LGAICVJun 13, 2025

Explaining Recovery Trajectories of Older Adults Post Lower-Limb Fracture Using Modality-wise Multiview Clustering and Large Language Models

arXiv:2506.12156v1h-index: 10DaWaK
Originality Incremental advance
AI Analysis

This incremental approach helps clinicians identify at-risk patients to improve health outcomes in unsupervised healthcare data analysis.

The paper tackled the problem of interpreting unlabeled multimodal sensor data from older adults recovering from lower-limb fractures by using modality-wise clustering and large language models to generate meaningful cluster labels, with results showing statistical significance for most labels against clinical scores.
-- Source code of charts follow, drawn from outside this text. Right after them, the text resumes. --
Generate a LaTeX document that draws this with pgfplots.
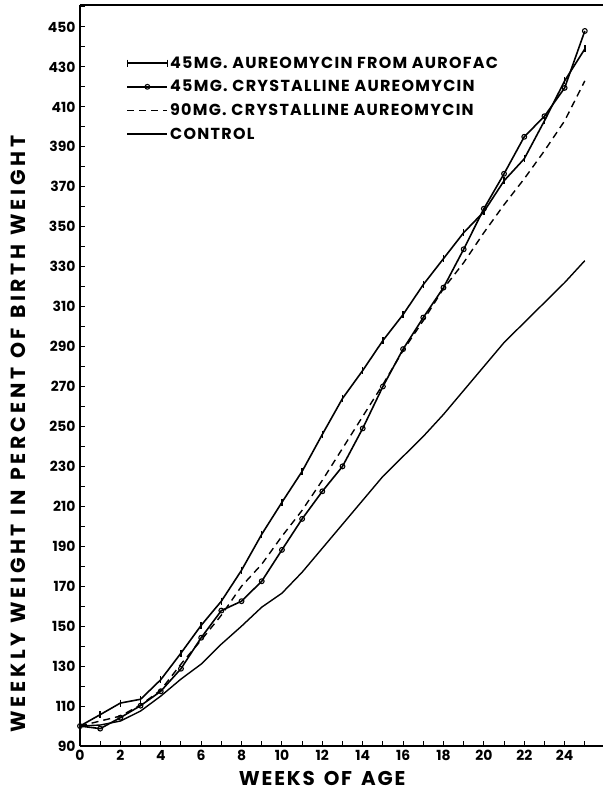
\documentclass[border=0pt]{standalone}
\usepackage{fontspec}
\setmainfont{Poppins}
\newfontfamily\ylblfont{Poppins}[LetterSpace=18]
\newfontfamily\xlblfont{Poppins}[LetterSpace=9]
\newfontfamily\legfont{Poppins}[LetterSpace=8]
\usepackage{pgfplots}
\pgfplotsset{compat=1.18}
\pgfplotsset{
  midleg/.style={legend image code/.code={\draw[##1,mark repeat=2,mark phase=2] plot coordinates {(0bp,0bp) (20bp,0bp) (40bp,0bp)};}},
  endleg/.style={legend image code/.code={\draw[##1,mark repeat=2,mark phase=1] plot coordinates {(0bp,0bp) (20bp,0bp) (40bp,0bp)};}},
}
\newcommand{\gap}{\hspace{9bp}}
\begin{document}
\begin{tikzpicture}
\useasboundingbox (-80bp,-45bp) rectangle (523bp,746bp);
\begin{axis}[
  at={(0,0)}, anchor=south west,
  scale only axis, width=523bp, height=741bp,
  xmin=0, xmax=25.9, ymin=90, ymax=461,
  axis x line=box, axis y line=left,
  axis line style={-, line width=1.4bp},
  xtick={0,2,...,24}, minor xtick={1,3,...,25},
  ytick={90,110,...,450}, minor ytick={100,120,...,460},
  xtick pos=left, ytick pos=left, tick align=inside,
  major tick length=5bp, minor tick length=5bp,
  tick style={line width=1bp, black},
  /pgf/number format/assume math mode=true,
  ticklabel style={font=\bfseries\fontsize{14}{14}\selectfont},
  xticklabel style={yshift=-1bp},
  yticklabel style={xshift=-1bp},
  xlabel={WEEKS\gap OF\gap AGE},
  ylabel={WEEKLY\gap WEIGHT\gap IN\gap PERCENT\gap OF\gap BIRTH\gap WEIGHT},
  xlabel style={font=\xlblfont\bfseries\fontsize{20}{20}\selectfont, inner sep=0pt,
    at={(axis description cs:0.463,-0.0435)}, anchor=center},
  ylabel style={font=\ylblfont\bfseries\fontsize{20.5}{20.5}\selectfont, inner sep=0pt,
    at={(axis description cs:-0.1186,0.421)}, anchor=center},
  legend style={at={(axis description cs:0.083,0.936)}, anchor=north west,
    draw=none, fill=none, font=\legfont\bfseries\fontsize{16}{16}\selectfont,
    row sep=6.5bp},
  legend cell align=left,
  midleg,
  every axis plot/.append style={line width=1.6bp, black, line join=round},
]
\addplot[mark=|, mark size=3.5bp, mark options={solid, line width=1.4bp}, endleg]
coordinates {
(0,100) (1,105.7) (2,111.5) (3,113.4) (4,123.2) (5,136.5) (6,150.4) (7,162.5)
(8,178) (9,196) (10,212) (11,227.5) (12,246) (13,264) (14,278) (15,293)
(16,306) (17,321) (18,334) (19,347) (20,357.5) (21,373) (22,384) (23,403)
(24,423) (25,439)};
\addlegendentry{45MG. AUREOMYCIN FROM AUROFAC}
\addplot[mark=o, mark size=2.4bp, mark options={solid, fill=white, line width=1.1bp}]
coordinates {
(0,100) (1,98.7) (2,104.2) (3,110.2) (4,117.4) (5,128.7) (6,144.2) (7,157.8)
(8,162.5) (9,172.5) (10,188.2) (11,203.7) (12,217.5) (13,230) (14,249) (15,270)
(16,288.7) (17,304.5) (18,319.5) (19,338.7) (20,359) (21,376.5) (22,395) (23,405.3)
(24,419.5) (25,448)};
\addlegendentry{45MG. CRYSTALLINE AUREOMYCIN}
\addplot[dash pattern=on 7bp off 5bp, line width=1.4bp]
coordinates {
(0,100) (1,102.5) (2,105) (3,110.5) (4,118) (5,131) (6,143) (7,155.5)
(8,170) (9,181) (10,195) (11,208) (12,223) (13,239) (14,255) (15,271)
(16,288) (17,303) (18,319) (19,332) (20,347) (21,361) (22,374) (23,388)
(24,403) (25,423)};
\addlegendentry{90MG. CRYSTALLINE AUREOMYCIN}
\addplot[line width=1.4bp]
coordinates {
(0,100) (1,100.5) (2,102.5) (3,107.5) (4,115) (5,123.5) (6,131) (7,141)
(8,150) (9,159.5) (10,166.5) (11,177) (12,189) (13,201) (14,213) (15,225)
(16,235) (17,245) (18,256) (19,268) (20,280) (21,292) (22,302) (23,312)
(24,322) (25,333)};
\addlegendentry{CONTROL}
\end{axis}
\end{tikzpicture}
\end{document}
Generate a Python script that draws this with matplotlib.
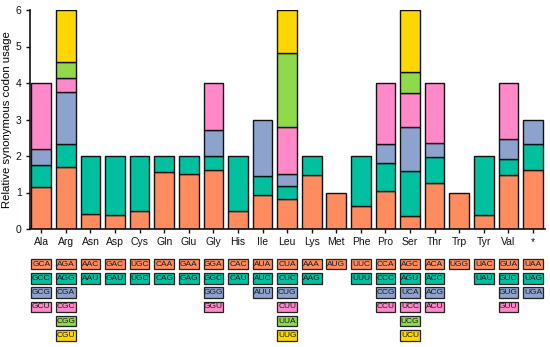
import matplotlib
matplotlib.use("Agg")
import matplotlib.pyplot as plt
from matplotlib.patches import Rectangle
from matplotlib.transforms import blended_transform_factory

plt.rcParams['font.family'] = ['Liberation Sans', 'DejaVu Sans']

amino_acids = ["Ala", "Arg", "Asn", "Asp", "Cys", "Gln", "Glu", "Gly", "His", "Ile",
               "Leu", "Lys", "Met", "Phe", "Pro", "Ser", "Thr", "Trp", "Tyr", "Val", "*"]

codons = [
    ["GCA", "GCC", "GCG", "GCU"],
    ["AGA", "AGG", "CGA", "CGC", "CGG", "CGU"],
    ["AAC", "AAU"],
    ["GAC", "GAU"],
    ["UGC", "UGC"],
    ["CAA", "CAG"],
    ["GAA", "GAG"],
    ["GGA", "GGC", "GGG", "GGU"],
    ["CAC", "CAU"],
    ["AUA", "AUC", "AUU"],
    ["CUA", "CUC", "CUG", "CUU", "UUA", "UUG"],
    ["AAA", "AAG"],
    ["AUG"],
    ["UUC", "UUU"],
    ["CCA", "CCC", "CCG", "CCU"],
    ["AGC", "AGU", "UCA", "UCC", "UCG", "UCU"],
    ["ACA", "ACC", "ACG", "ACU"],
    ["UGG"],
    ["UAC", "UAU"],
    ["GUA", "GUC", "GUG", "GUU"],
    ["UAA", "UAG", "UGA"],
]

rscu = [
    [1.14, 0.62, 0.44, 1.80],
    [1.70, 0.62, 1.42, 0.40, 0.44, 1.42],
    [0.42, 1.58],
    [0.38, 1.62],
    [0.48, 1.52],
    [1.57, 0.43],
    [1.52, 0.48],
    [1.63, 0.38, 0.70, 1.29],
    [0.48, 1.52],
    [0.93, 0.52, 1.55],
    [0.81, 0.36, 0.35, 1.27, 2.03, 1.18],
    [1.49, 0.51],
    [1.00],
    [0.64, 1.36],
    [1.05, 0.75, 0.53, 1.67],
    [0.36, 1.23, 1.21, 0.93, 0.57, 1.70],
    [1.26, 0.70, 0.39, 1.65],
    [1.00],
    [0.38, 1.62],
    [1.49, 0.43, 0.54, 1.54],
    [1.63, 0.71, 0.66],
]

colors = ["#FF8C5F", "#00C0A0", "#8DA2CC", "#FF88C8", "#8FD94A", "#FFD700"]

W, H = 550, 347
fig = plt.figure(figsize=(W / 100, H / 100), dpi=100)
ax = fig.add_axes([30 / W, 1 - 229 / H, 515 / W, 219 / H])

x = list(range(len(amino_acids)))
bw = 0.8
for i, vals in enumerate(rscu):
    bottom = 0.0
    for j, v in enumerate(vals):
        ax.bar(i, v, width=bw, bottom=bottom, color=colors[j],
               edgecolor="#111111", linewidth=1.0, zorder=2)
        bottom += v

ax.set_xlim(-0.46, 20.49)
ax.set_ylim(0, 6.0)
ax.set_yticks([0, 1, 2, 3, 4, 5, 6])
ax.set_xticks(x)
ax.set_xticklabels(amino_acids)
ax.tick_params(axis="both", direction="out", length=3, width=1.0, labelsize=7.5,
               colors="#111111", pad=3)
for s in ["top", "right"]:
    ax.spines[s].set_visible(False)
for s in ["left", "bottom"]:
    ax.spines[s].set_linewidth(1.2)
    ax.spines[s].set_color("#111111")
ax.set_ylabel("Relative synonymous codon usage", fontsize=8.2, labelpad=3)

# codon legend boxes under each bar
trans = blended_transform_factory(ax.transData, fig.transFigure)
row_y0 = 264  # pixel center of first row
row_step = 14.3
box_h = 10.5
for i, cods in enumerate(codons):
    for j, c in enumerate(cods):
        yc = row_y0 + j * row_step
        yb = 1 - (yc + box_h / 2) / H
        rect = Rectangle((i - bw / 2, yb), bw, box_h / H, transform=trans,
                         facecolor=colors[j], edgecolor="#222222", linewidth=0.9,
                         clip_on=False)
        fig.add_artist(rect)
        fig.text(i, 1 - yc / H, c, transform=trans, ha="center", va="center",
                 fontsize=6.0, color="#1a1a1a")

fig.savefig("out.png", dpi=100)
Interpreting large volumes of high-dimensional, unlabeled data in a manner that is comprehensible to humans remains a significant challenge across various domains. In unsupervised healthcare data analysis, interpreting clustered data can offer meaningful insights into patients' health outcomes, which hold direct implications for healthcare providers. This paper addresses the problem of interpreting clustered sensor data collected from older adult patients recovering from lower-limb fractures in the community. A total of 560 days of multimodal sensor data, including acceleration, step count, ambient motion, GPS location, heart rate, and sleep, alongside clinical scores, were remotely collected from patients at home. Clustering was first carried out separately for each data modality to assess the impact of feature sets extracted from each modality on patients' recovery trajectories. Then, using context-aware prompting, a large language model was employed to infer meaningful cluster labels for the clusters derived from each modality. The quality of these clusters and their corresponding labels was validated through rigorous statistical testing and visualization against clinical scores collected alongside the multimodal sensor data. The results demonstrated the statistical significance of most modality-specific cluster labels generated by the large language model with respect to clinical scores, confirming the efficacy of the proposed method for interpreting sensor data in an unsupervised manner. This unsupervised data analysis approach, relying solely on sensor data, enables clinicians to identify at-risk patients and take timely measures to improve health outcomes.